Hopelessness: Mournful and Restless Sound (2021)
To the shock of no one who has just read the title of this LP, Hopelessness are serving up some DSBM fit for an ever more depressive age. Despite being a close cousin of funeral doom, DSBM sticks to tempos just fast enough to fix it firmly in the black metal camp. The riffs to boot are made of up of loose, open chords that still never quite drop to the crushing drone common to most funeral doom. The atmosphere invokes more of a spiritual despondence than any physical malaise. But herein lies the main issue that many have with this genre: it tends to be all one-dimensional mood music with little substance to keep one’s attention.

If that’s your chief concern however, Hopelessness have got you covered. The riffs are certainly simple, made up of two or three chord patterns that undergo slight shifts as each piece progresses; in a manner similar to I Shalt Become or Xasthur. But these foundation stones are just that, a starting point upon which more subtle musical components are free to develop and augment as they please. A second, cleaner guitar tone accents or matches the distorted rhythm guitar with off-tune arpeggios or root notes; they operate both as a melodic facet of the music as well as driving the rhythm forward, rescuing the music from its own inertia. There are also gentle yet haunting synth tones soaring over the abrasion below. These help to open out the size of each piece, but also carve out simple counterpoints and complementary harmonies.
Drums stick to a funeral march of basic beats defined by a heavy snare sound and near constant cymbals filling out the static inherent in the guitar tone.
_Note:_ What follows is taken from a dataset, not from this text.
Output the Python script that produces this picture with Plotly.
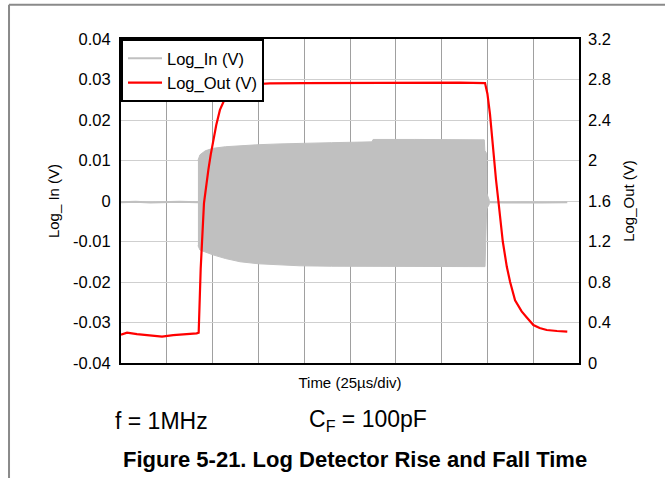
import plotly.graph_objects as go

# ---- data (time in microseconds; 25 us/div, 10 divisions) ----
in_base_left_t = [0, 8, 16, 24, 32, 42.0]
in_base_left_v = [-0.0003, -0.0002, -0.0004, -0.0003, -0.0002, -0.0003]
in_base_right_t = [201.0, 210, 220, 230, 243.6]
in_base_right_v = [-0.0003, -0.0004, -0.0003, -0.0004, -0.0003]

# burst envelope of Log_In (dense 1 MHz sine)
env_t = [42.0, 43.1, 46.0, 50.2, 57.0, 65.0, 75.0, 86.8, 97.7, 115.0, 137.0, 137.6, 160.0, 180.0, 198.3]
env_top = [0.0100, 0.0114, 0.0124, 0.0130, 0.0134, 0.0137, 0.0139, 0.0141, 0.01425, 0.0144, 0.0146, 0.0152, 0.0152, 0.0151, 0.0151]
env_bot = [-0.0110, -0.0121, -0.0127, -0.0133, -0.0142, -0.0150, -0.0155, -0.0158, -0.0160, -0.0161, -0.0161, -0.0162, -0.0162, -0.0162, -0.0162]
tail_t = [198.6, 199.5, 199.6, 201.0, 201.0, 199.6, 198.7]
tail_v = [0.0125, 0.0118, 0.0020, 0.0002, -0.0008, -0.0020, -0.0162]

out_t = [0, 3.3, 8.7, 14.2, 18.0, 22.4, 28.5, 35.9, 41.3, 42.4, 43.5, 45.3, 46.5, 47.7, 49.0, 50.4,
         52.0, 54.0, 56.2, 58.6, 61.5, 65.0, 72.0, 81.3, 100, 130, 160, 185, 198.7, 200.0,
         201.4, 203.2, 204.7, 206.0, 208.4, 210.6, 212.4, 215.1, 218.7, 221.5, 225.1, 228.5,
         232.4, 238.0, 243.6]
out_v = [0.28, 0.30, 0.286, 0.277, 0.27, 0.26, 0.275, 0.283, 0.293, 0.30, 0.93, 1.58, 1.77, 1.91, 2.06, 2.20,
         2.35, 2.50, 2.59, 2.65, 2.71, 2.745, 2.755, 2.762, 2.765, 2.768, 2.77, 2.77, 2.765, 2.66,
         2.46, 2.07, 1.81, 1.60, 1.20, 0.95, 0.80, 0.62, 0.51, 0.45, 0.375, 0.345,
         0.326, 0.316, 0.31]

left_tickvals = [-0.04, -0.03, -0.02, -0.01, 0, 0.01, 0.02, 0.03, 0.04]
left_ticktext = ["-0.04", "-0.03", "-0.02", "-0.01", "0", "0.01", "0.02", "0.03", "0.04"]
right_tickvals = [0, 0.4, 0.8, 1.2, 1.6, 2.0, 2.4, 2.8, 3.2]
right_ticktext = ["0", "0.4", "0.8", "1.2", "1.6", "2", "2.4", "2.8", "3.2"]

GRAY = "#c0c0c0"
RED = "#ff0000"
FONT = "Liberation Sans, Arial, sans-serif"

fig = go.Figure()

# baseline of Log_In (legend entry)
fig.add_trace(go.Scatter(
    x=in_base_left_t + [None] + in_base_right_t,
    y=in_base_left_v + [None] + in_base_right_v,
    mode="lines", line=dict(color=GRAY, width=2), name="Log_In (V)",
    connectgaps=False))

# burst envelope as filled polygon
poly_x = env_t + tail_t + env_t[::-1]
poly_y = env_top + tail_v + env_bot[::-1]
fig.add_trace(go.Scatter(
    x=poly_x, y=poly_y, mode="lines", fill="toself", fillcolor=GRAY,
    line=dict(color=GRAY, width=1), showlegend=False, hoverinfo="skip"))

fig.add_trace(go.Scatter(
    x=out_t, y=out_v, yaxis="y2", mode="lines",
    line=dict(color=RED, width=2.2), name="Log_Out (V)"))

fig.update_layout(
    width=665, height=478,
    margin=dict(l=121, r=86, t=39, b=115, autoexpand=False),
    paper_bgcolor="white", plot_bgcolor="white",
    font=dict(family=FONT, size=16.5, color="black"),
    showlegend=True,
    legend=dict(x=0, y=1, xanchor="left", yanchor="top",
                bgcolor="white", bordercolor="black", borderwidth=2,
                font=dict(size=16.5), tracegroupgap=0, itemwidth=34),
    xaxis=dict(range=[0, 250], dtick=25, tick0=0, showticklabels=False,
               showgrid=True, gridcolor="#a0a0a0", gridwidth=1, automargin=False,
               zeroline=False, showline=True, linecolor="black", linewidth=2,
               mirror=True, ticks="",
               title=dict(text="Time (25µs/div)", font=dict(size=15), standoff=13)),
    yaxis=dict(range=[-0.04, 0.04], tickvals=left_tickvals, ticktext=left_ticktext,
               showgrid=True, gridcolor="#cfcfcf", gridwidth=1, zeroline=False,
               automargin=False,
               showline=True, linecolor="black", linewidth=2, mirror=True, ticks="",
               ticklabelstandoff=5,
               title=dict(text="Log_ In (V)", font=dict(size=15), standoff=10)),
    yaxis2=dict(range=[0, 3.2], tickvals=right_tickvals, ticktext=right_ticktext,
                overlaying="y", side="right", showgrid=False, zeroline=False,
                automargin=False,
                showline=False, ticks="", ticklabelstandoff=8,
                title=dict(text="Log_Out (V)", font=dict(size=15), standoff=13)),
)

# frame lines of the page
fig.add_shape(type="line", xref="paper", yref="paper", x0=-0.2445, x1=1.2,
              y0=1.106, y1=1.106, line=dict(color="#8a8a8a", width=2))
fig.add_shape(type="line", xref="paper", yref="paper", x0=-0.2445, x1=-0.2445,
              y0=1.106, y1=-0.40, line=dict(color="#8a8a8a", width=2))

fig.add_annotation(text="f = 1MHz", xref="paper", yref="paper", x=-0.0175, y=-0.179,
                   xanchor="left", yanchor="middle", showarrow=False,
                   font=dict(size=23, family=FONT))
fig.add_annotation(text="C<sub>F</sub> = 100pF", xref="paper", yref="paper", x=0.406, y=-0.179,
                   xanchor="left", yanchor="middle", showarrow=False,
                   font=dict(size=23, family=FONT))
fig.add_annotation(text="<b>Figure 5-21. Log Detector Rise and Fall Time</b>", xref="paper",
                   yref="paper", x=0.511, y=-0.299, xanchor="center", yanchor="middle",
                   showarrow=False, font=dict(size=22, family=FONT))

fig.write_html("out.html", config={"displayModeBar": False},
               post_script="document.body.style.margin='0';")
They are accompanied by the reliable throb of the bass guitar as it slowly yet relentlessly marches along. Like the heartbeat of a captain going down with its ship, it knows its task just as it knows the futility of its accomplishment. There are faster moments such as on ‘Free Fall Into a Great Velvet Darkness’ which opens with blast-beats. The response from the melodic instrumentation to the increase in tempo is to simply deliver the same ideas with greater urgency in order to meet the demands of the faster pace. The fixation on maintaining not only the same general atmosphere but also very similar techniques regardless of tempo is far from monotonous however. If anything it adds an unsettling undertone to proceedings as we become aware of the music’s fixation on its purpose and willingness to carry this through without distraction.
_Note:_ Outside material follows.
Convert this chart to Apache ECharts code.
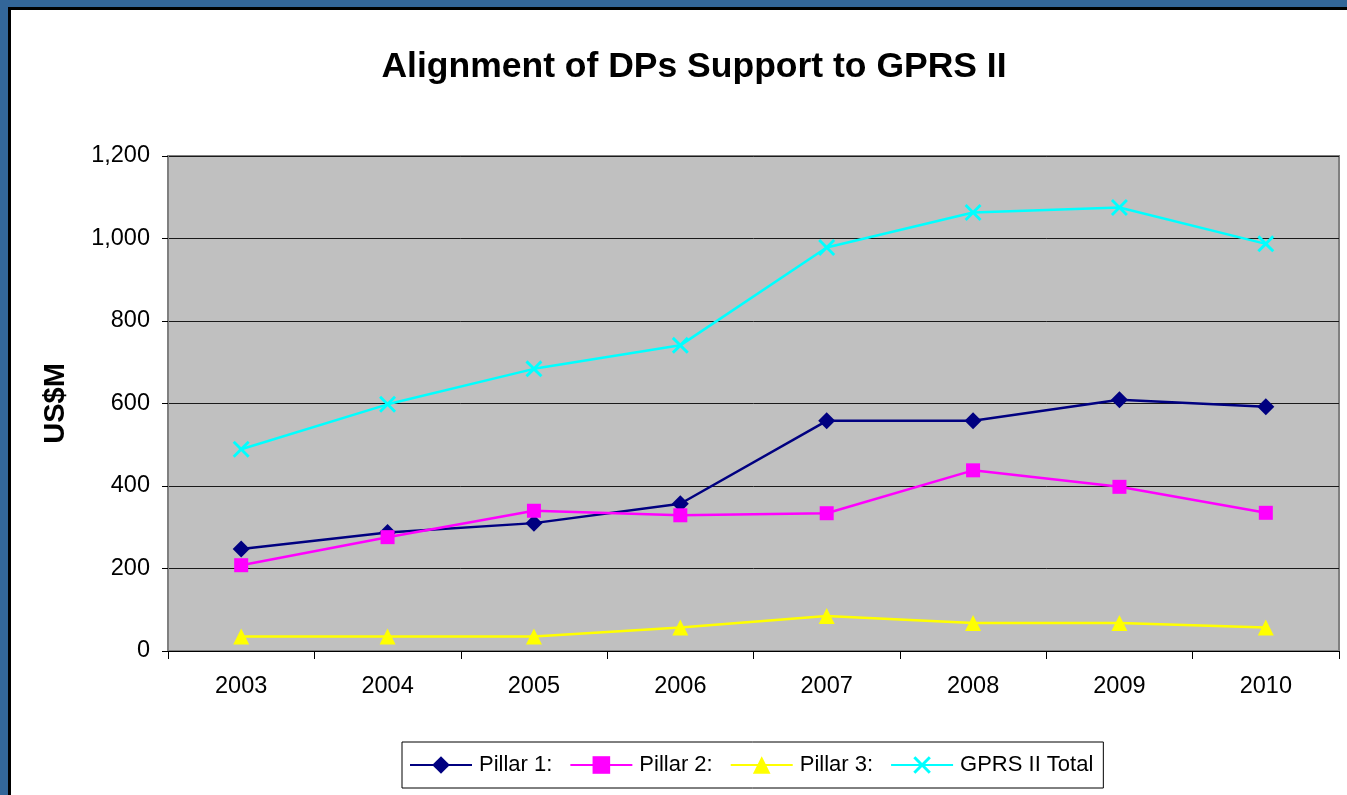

In this setting, moments of calm, free of the distorted wash of rhythm guitars, or shifts in key and pitch, all take on new significance in Hopelessness’s warping of time’s passage. Vocals offer everything from ghostly cries to spoken word to guide us through the many sonic corridors of ‘Mournful and Restless Sound’. The album itself may operate with very familiar tools of the trade for DSBM, but with some small adjustments along the way, these can take on new meaning and offer a character all of their own; a cut above the usual crop of DSBM.
The Middle Ages in Europe certainly offer plenty of material for a budding black metal artist to go at. Beyond the obvious material upon which to draw lyrical inspiration are the epic blood feuds, protracted wars, and plagues that lend themselves to longform and dramatic compositional styles. There’s also the bouncy playfulness of pre-tonal music on which to draw inspiration, reaching its zenith in slick outfits such as Obsequiae, who apply these methods to a highly polished variant of melodic black metal. The full range of human experiences told at both a macro and micro level, combined with a meshing of old and new music theory rendered on very modern instrumentation opens up new vistas ripe for exploration not found on your standard meat ‘n’ veg black metal outfits.

Vermineux have nurtured yet another fresh interpretation grown out of this fertile soil with their second demo ‘1337’. I say demo, but it’s not a demo. The production – whilst lo-fi – will be more than palatable for hardened black metal ears, and the music itself reaches to fifty minutes in length. The mix is generally of a single-mic-hanging-from-the-ceiling-of-the-garage quality. As such everything is coated in reverb, suppressing the drums to nothing more than a wet clatter of cymbals played in recognisable rhythmic patterns. Guitars are soaked in reverb. But although this latter point is redundant in a description of a black metal album, it’s worth noting that Vermineux use this to their advantage. There’s a pronounced melancholia that flows through every note, resulting in a mix that seems to emanate from the obscure past, the finer details lost in the transmission to our modern setting. Vocals are a high-end black metal shriek, although perfectly fitting for the overall presentation they bring little to the table in terms of noteworthy artistry.
But this is no demo, in that it is literally not a demonstration of an idea but a fully fleshed out musical statement of epic black metal. One that works with many traditions within the form, and invokes myriad themes and moods along the way. There are elements of classic heavy metal via a Greek sense of melody, carrying both hope and mourning in equal measure. There are ponderous marching numbers such as ‘Crecy’ that come over as a refined medieval answer to the more barbaric assaults of Viking era Bathory or Graveland. There are straight up washes of tremolo picking where the melody tightens up into minimal note clusters so as not to clutter the mix with surplus information. There are plenty of ambient interludes and twelve string acoustic fills that help us transition from one chapter to the next over this epic saga.
In short, ‘1337’ functions as a comprehensive history of black metal styles, particularly those rooted in epic heavy metal with a clear narrative arc running through each piece. But this function is also a mere backdrop for the telling of these longform historical tales. The music calls back to various points in metal’s history, but also much further back to the music of the middle ages. The call and response of acoustic guitars with the whining sustain of the its electric counterpart, the colliding of traditionally ordered narrative structures with the chaos of blast-beats and clattering cymbals, all find their full expression on this “demo”. Vermineux have managed to achieve a far-reaching work that touches on many aspects of the human condition. This means that unlike many similar medieval orientated acts within metal, Vermineux actually transcend their own overt themes and raw methodology unpacked on ‘1337’, and find themselves reaching for a more universal artistic statement that resonates well beyond a romp through medieval history.